Northern Ireland’s DUP faces leadership contest

DUBLIN — Lawmaker Jeffrey Donaldson will launch a bid to become the next leader of Northern Ireland’s governing Democratic Unionist Party on Monday, a senior party source told POLITICO, setting up the first leadership contest in the party’s 50-year history. 

Donaldson will challenge Edwin Poots, the region’s agriculture minister, in a fight to succeed Northern Ireland First Minister Arlene Foster.  

She was forced to resign after party officials withdrew support amid anger over the Brexit trade deal’s Irish protocol.  

Foster is set to step down as leader of the British Protestant-backed party in late May, and as leader of Northern Ireland’s five-party government a month later. 

Donaldson’s campaign launch will be timed to coincide with Monday’s official 100th anniversary of the foundation of Northern Ireland. Poots announced his bid on Thursday. 

A battle between centrist Donaldson and hardliner Poots will offer a clear-cut choice for a party that is fearful of losing its position as the biggest force in the Northern Ireland Assembly.  

Its top spot is threatened by Sinn Féin, the Irish nationalist party which is the DUP’s bitter rival and main partner in the region’s coalition government.  

Regional elections must be held by May 2022 but could come sooner if tensions continue between the DUP and Sinn Féin. 

As agriculture minister, Poots has taken unilateral steps to frustrate the smooth rollout of EU customs and sanitary checks on goods arriving from Britain. That key requirement of the Brexit deal’s Irish protocol is deeply resented by many unionists.
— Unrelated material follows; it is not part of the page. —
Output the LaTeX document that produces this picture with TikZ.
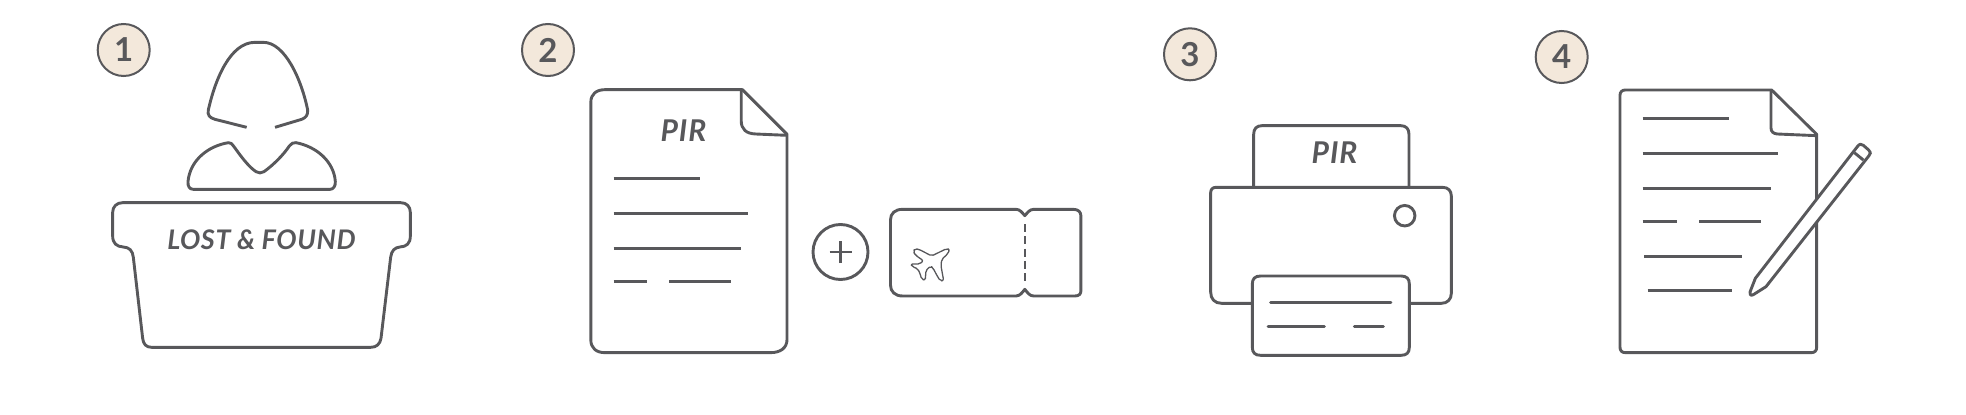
\documentclass[tikz,border=0pt]{standalone}
\usepackage{fontspec}
\setmainfont{Lato}
\definecolor{ink}{HTML}{58585B}
\definecolor{badge}{HTML}{F3E8DB}
\tikzset{
  x=1pt,y=-1pt,
  line/.style={draw=ink,line width=2.9pt,line join=round},
  thin line/.style={draw=ink,line width=1.3pt,line join=round},
  badgecircle/.style={circle,draw=ink,fill=badge,line width=2pt,minimum size=52pt,inner sep=0pt,text=ink,font=\fontsize{33}{33}\selectfont\bfseries},
  label/.style={text=ink,inner sep=0pt,font=\fontsize{27}{27}\selectfont\bfseries\itshape\addfontfeature{LetterSpace=2.2}},
  labelb/.style={text=ink,inner sep=0pt,font=\fontsize{30}{30}\selectfont\bfseries\itshape\addfontfeature{LetterSpace=3}},
}
\begin{document}
\begin{tikzpicture}
\useasboundingbox (0,0) rectangle (1966,415);

% ---- badges
\node[badgecircle] (b1) at (123.7,50) {1};
\node[badgecircle] (b2) at (548,50) {2};
\node[badgecircle] (b3) at (1190,54.3) {3};
\node[badgecircle] (b4) at (1561.7,57) {4};

% ---- step 1: person at the desk
\begin{scope}[xshift=80pt,xscale=1/3,yscale=1/3]
  \draw[line] (500,382) -- (405,358) .. controls (388,353) and (382,345) .. (385,330)
    .. controls (405,240) and (450,127) .. (525,127) -- (550,127)
    .. controls (615,127) and (665,240) .. (683,330)
    .. controls (684,345) and (678,353) .. (665,358) -- (585,382);
  \draw[line] (340,568) .. controls (328,568) and (323,558) .. (324,545)
    .. controls (330,480) and (385,438) .. (445,428)
    .. controls (453,427) and (456,432) .. (462,440)
    .. controls (480,465) and (505,500) .. (528,515)
    .. controls (536,520) and (544,520) .. (552,515)
    .. controls (580,495) and (610,465) .. (628,438)
    .. controls (634,430) and (640,427) .. (648,428)
    .. controls (710,440) and (762,485) .. (766,545)
    .. controls (767,558) and (760,568) .. (750,568) -- cycle;
  \draw[line] (128,608) -- (962,608) .. controls (980,608) and (991,620) .. (991,637)
    -- (991,708) .. controls (991,730) and (980,740) .. (960,741)
    .. controls (945,742) and (934,752) .. (932,772)
    -- (903,1015) .. controls (900,1032) and (890,1042) .. (872,1042)
    -- (215,1042) .. controls (198,1042) and (190,1032) .. (188,1015)
    -- (160,772) .. controls (158,752) and (148,742) .. (130,741)
    .. controls (110,740) and (98,730) .. (98,708)
    -- (98,637) .. controls (98,620) and (110,608) .. (128,608) -- cycle;
\end{scope}
\node[label] (lost) at (261.5,240) {LOST \& FOUND};

% ---- step 2: report and ticket
\begin{scope}[xshift=500pt,xscale=1/2.62,yscale=1/3]
  \draw[line] (752,403) -- (752,1018) .. controls (752,1044) and (735,1058) .. (708,1058)
    -- (275,1058) .. controls (252,1058) and (238,1044) .. (238,1020)
    -- (238,306) .. controls (238,283) and (252,269) .. (275,269)
    -- (635,269) -- cycle;
  \draw[line] (632,269) -- (632,362) .. controls (632,388) and (645,401) .. (670,402) -- (752,406);
  \draw[line] (298,535.5) -- (523,535.5);
  \draw[line] (298,640.5) -- (650,640.5);
  \draw[line] (298,745.5) -- (632,745.5);
  \draw[line] (298,844.5) -- (386,844.5);
  \draw[line] (444,844.5) -- (606,844.5);
  % ticket
  \draw[line] (1055,628) -- (1352,628) .. controls (1362,628) and (1368,638) .. (1375,647)
    .. controls (1382,638) and (1388,628) .. (1398,628) -- (1502,628)
    .. controls (1515,628) and (1522,636) .. (1522,648) -- (1522,872)
    .. controls (1522,882) and (1517,888) .. (1506,888) -- (1398,888)
    .. controls (1388,888) and (1382,878) .. (1375,868)
    .. controls (1368,878) and (1362,888) .. (1352,888) -- (1055,888)
    .. controls (1035,888) and (1023,875) .. (1023,855) -- (1023,660)
    .. controls (1023,640) and (1035,628) .. (1055,628) -- cycle;
\end{scope}
\node[labelb] (pir2) at (683.5,130.5) {PIR};
\node[circle,draw=ink,line width=2.9pt,minimum size=55pt,inner sep=0pt] (plus) at (840.5,252) {};
\draw[line,line width=2.2pt] ([xshift=-11pt]plus.center) -- ([xshift=11pt]plus.center);
\draw[line,line width=2.2pt] ([yshift=-11pt]plus.center) -- ([yshift=11pt]plus.center);
\draw[line,dash pattern=on 8pt off 4.3pt] (1025,224) -- (1025,281);
\begin{scope}[xshift=905pt,yshift=-240pt,xscale=1/3,yscale=1/3]
  \draw[thin line,rounded corners=2pt] (134,28) -- (128,42) -- (110,58) -- (108,78) -- (116,122)
    -- (106,123) -- (95,105) -- (84,84) -- (77,78) -- (62,92) -- (62,110) -- (60,121)
    -- (50,118) -- (45,100) -- (38,86) -- (22,80) -- (17,72) -- (32,72) -- (45,72)
    -- (55,62) -- (32,46) -- (24,34) -- (30,26) -- (42,28) -- (80,48) -- (100,38) -- (125,26) -- cycle;
\end{scope}

% ---- step 3: printer
\begin{scope}[xshift=1140pt,xscale=1/3,yscale=1/3]
  \draw[line] (341,562) -- (341,403) .. controls (341,386) and (350,377) .. (366,377)
    -- (782,377) .. controls (798,377) and (807,386) .. (807,403) -- (807,562);
  \draw[line] (337,910) -- (245,910) .. controls (224,910) and (212,897) .. (212,876)
    -- (212,578) .. controls (212,568) and (218,562) .. (228,562)
    -- (908,562) .. controls (924,562) and (934,572) .. (934,588)
    -- (934,880) .. controls (934,898) and (922,910) .. (904,910) -- (808,910);
  \draw[line] (362,828) -- (783,828) .. controls (800,828) and (808,836) .. (808,852)
    -- (808,1042) .. controls (808,1058) and (800,1066) .. (783,1066)
    -- (362,1066) .. controls (345,1066) and (337,1058) .. (337,1042)
    -- (337,852) .. controls (337,836) and (345,828) .. (362,828) -- cycle;
  \draw[line,line cap=round] (392,908) -- (753,908);
  \draw[line,line cap=round] (384,979) -- (553,979);
  \draw[line,line cap=round] (643,979) -- (730,979);
\end{scope}
\node[labelb] (pir3) at (1334.5,153) {PIR};
\node[circle,draw=ink,line width=2.9pt,minimum size=20.5pt,inner sep=0pt] (button) at (1404.7,215.7) {};

% ---- step 4: form and pencil
\begin{scope}[xshift=1520pt,xscale=1/3,yscale=1/3]
  \draw[line] (890,403) -- (890,1042) .. controls (890,1052) and (884,1058) .. (874,1058)
    -- (316,1058) .. controls (306,1058) and (300,1052) .. (300,1042)
    -- (300,286) .. controls (300,276) and (306,270) .. (316,270)
    -- (755,270) -- cycle;
  \draw[line] (753,270) -- (753,384) .. controls (753,395) and (760,401) .. (772,402) -- (890,407);
  \draw[line] (368,355.5) -- (628,355.5);
  \draw[line] (368,460.5) -- (773,460.5);
  \draw[line] (368,565.5) -- (753,565.5);
  \draw[line] (368,664.5) -- (470,664.5);
  \draw[line] (537,664.5) -- (722,664.5);
  \draw[line] (372,769.5) -- (667,769.5);
  \draw[line] (383,871.5) -- (636,871.5);
  % pencil
  \draw[line,fill=white] (706,835) -- (1012,440) .. controls (1018,432) and (1024,430) .. (1030,436)
    -- (1046,450) .. controls (1053,456) and (1053,461) .. (1047,467)
    -- (738,860) -- (700,884) .. controls (692,888) and (688,884) .. (690,876) -- cycle;
  \draw[line] (1003,458) -- (1030,480);
\end{scope}
\end{tikzpicture}
\end{document}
Poots’ campaign claimed Saturday to have received majority backing already from the party’s 36 voting members: its eight MPs in the U.K. House of Commons and 28 members in the Northern Ireland Assembly.  

Donaldson’s camp says the race is still open and their man will gain high-profile endorsements from centrist and urban voices after he officially declares his interest. 

Whether Donaldson is any less stubborn than Poots on U.K. constitutional and Brexit matters is open to debate. But he does offer a more nuanced view on maintaining cooperation with the Republic of Ireland, an important plank of the 1998 Good Friday peace accord.

Poots’ camp on Sunday poured cold water on suggestions the two could co-lead the party, with Donaldson remaining party leader in the U.K. parliament while Poots becomes Northern Ireland first minister. 

Instead, Poots reportedly aims to delegate the first minister job to a senior deputy while he focuses on strengthening the party’s appeal ahead of the next assembly election.